Judging by the disappearance of Two-Spirit people from the missionary and explorer records by halfway through the 1800s, I’m guessing that the ceremonies honouring Two-Spirit folk were already gone in Canada by the second half of the 19th century.

It’s possible some of it continued in disguised form in different ceremonies after that, but as the government clamped down on these ceremonies as well starting in the late 19th century, any vestige of the older ways would’ve been broken.

Lately, the First Nations in Canada have been experiencing a resurgence of their numbers, and a renaissance of their culture and traditions. In the early 1990s, this renaissance sparked a renewed interest in the Two-Spirit traditions. The term “Two-Spirit” was coined in English at a conference at Winnipeg in 1990, an exact translation of the traditional Ojibwe term niizh manidoowag. The phrase has since been adopted by Two-Spirits in the US as well.

But these new developments will have to wait for later entry. For now, though, we turn toward the emerging voice in the late 19th and early 20th century, of the earliest lesbian and gay writers and poets.

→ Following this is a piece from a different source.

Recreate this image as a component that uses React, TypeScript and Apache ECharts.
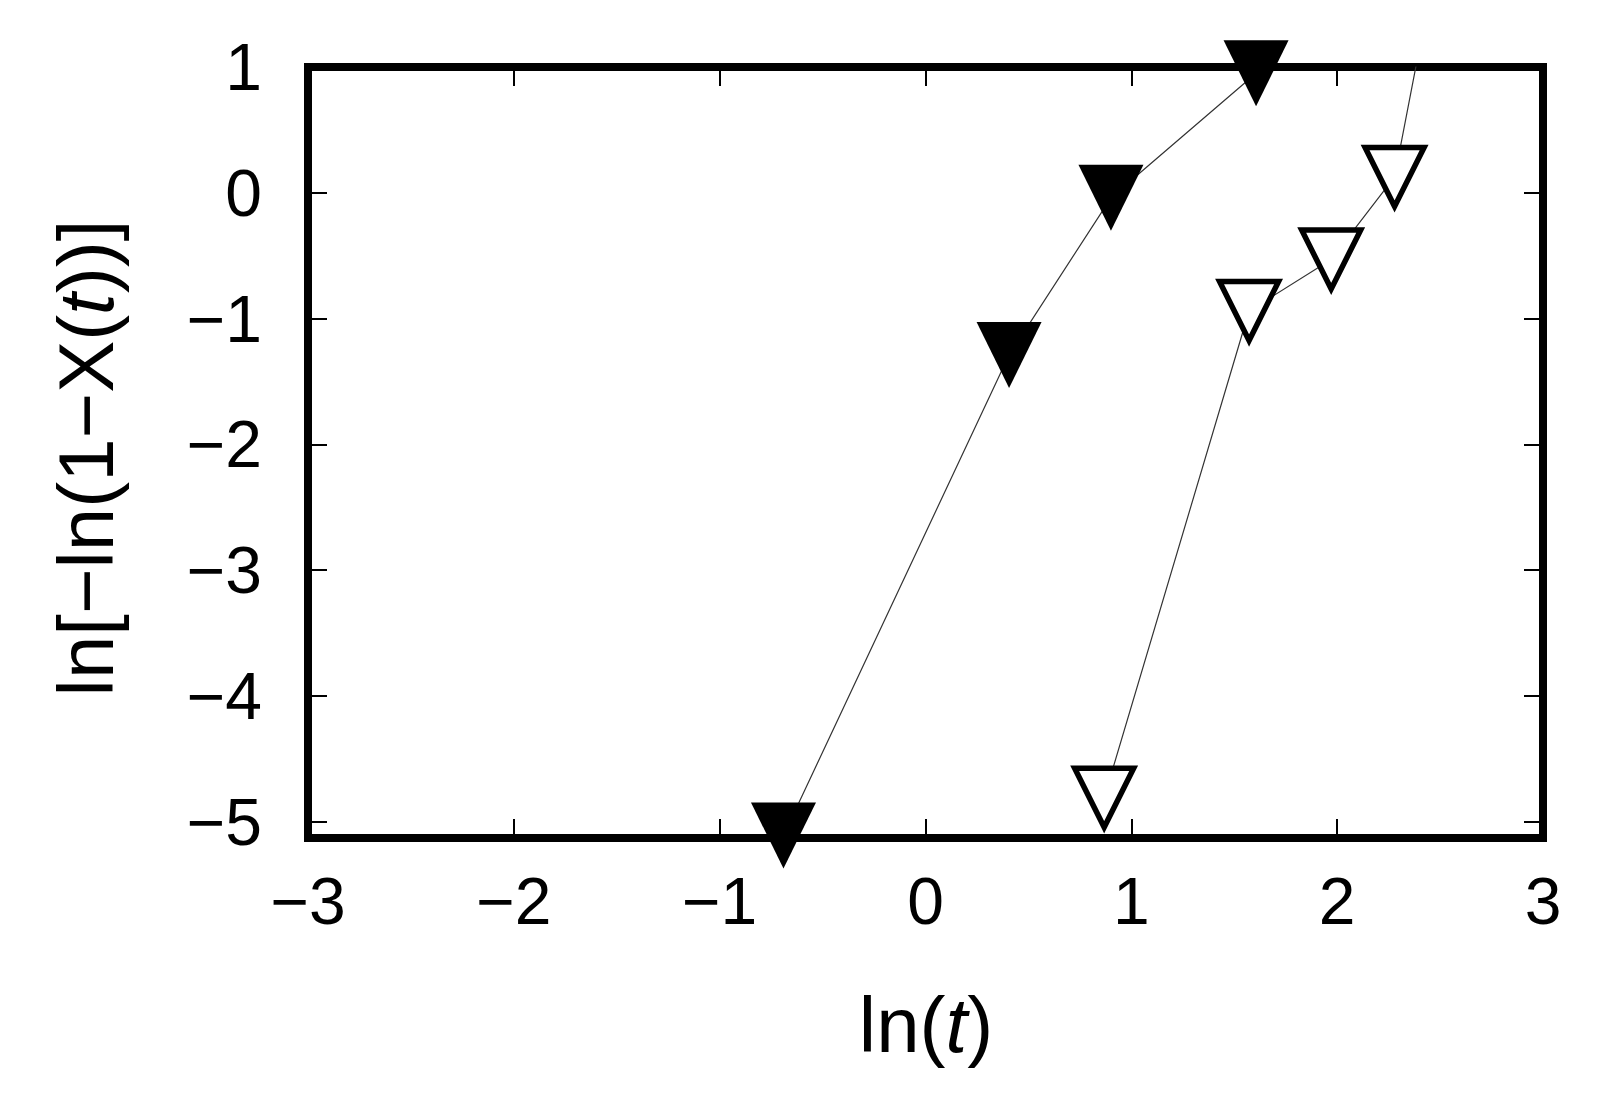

Sources: The Catlin quote comes from his book Letters and notes on the manners, customs, and condition of the North American Indians from 1844. Alexander Henry gives his account of Ozawwendib in his published journals with David Thompson from 1799-1814. He never uses the name Ozawwendib, which is supplied by another trader, John Tanner. The description of female-bodied Two-Spirit can be found in David Thompson’s narrative of his explorations in Western America, 1784-1812 the Charles Mackenzie quote comes from Les Bourgeois de la Compagnie du Nord-Ouest, which was published by the North-West trading company. The James Mackenzie quote comes from the same book. Edward F. Wilson’s 1874 dictionary is titled The Ojebway Language. Missionary Adrien Morice’s bizarre reading of the Dakelh story comes from his book Three Carrier Myths, published in 1895. For information on crime and punishment by the North-West Mounted Police, I looked over the reports they sent to parliament in the Sessional Papers for the late 19th century. Those are a gold mine of information, and have probably supplied about half of my information for the 19th century on any topic — I still haven’t finished examining the penal records, though, so there may be more in there. For the other point of view, I went to some of the recently-published works and studies, including Becoming two-spirit : gay identity and social acceptance in Indian country by Brian Joseph Gilley, and Two-spirit people : Native American gender identity, sexuality, and spirituality by various authors, edited by Sue-Ellen Jacobs, Wesley Thomas, and Sabine Lang, and Two spirit people : American Indian, lesbian women and gay men by Lester B. Brown. All of them had little on Two-Spirit history, most of that American, and most of it from the same explorers’ and missionaries’ stories I’ve been using. There was nothing whatsoever on the disappearance of the traditions, except to say that they indeed disappeared. I’ve rounded this out with information from Two-Spirit websites and pamphlets, and Wikipedia’s article. None of the e-mails I’d sent in enquiry to Two-Spirit organizations when I did my original article on this ever received a reply – understandable, but still disappointing.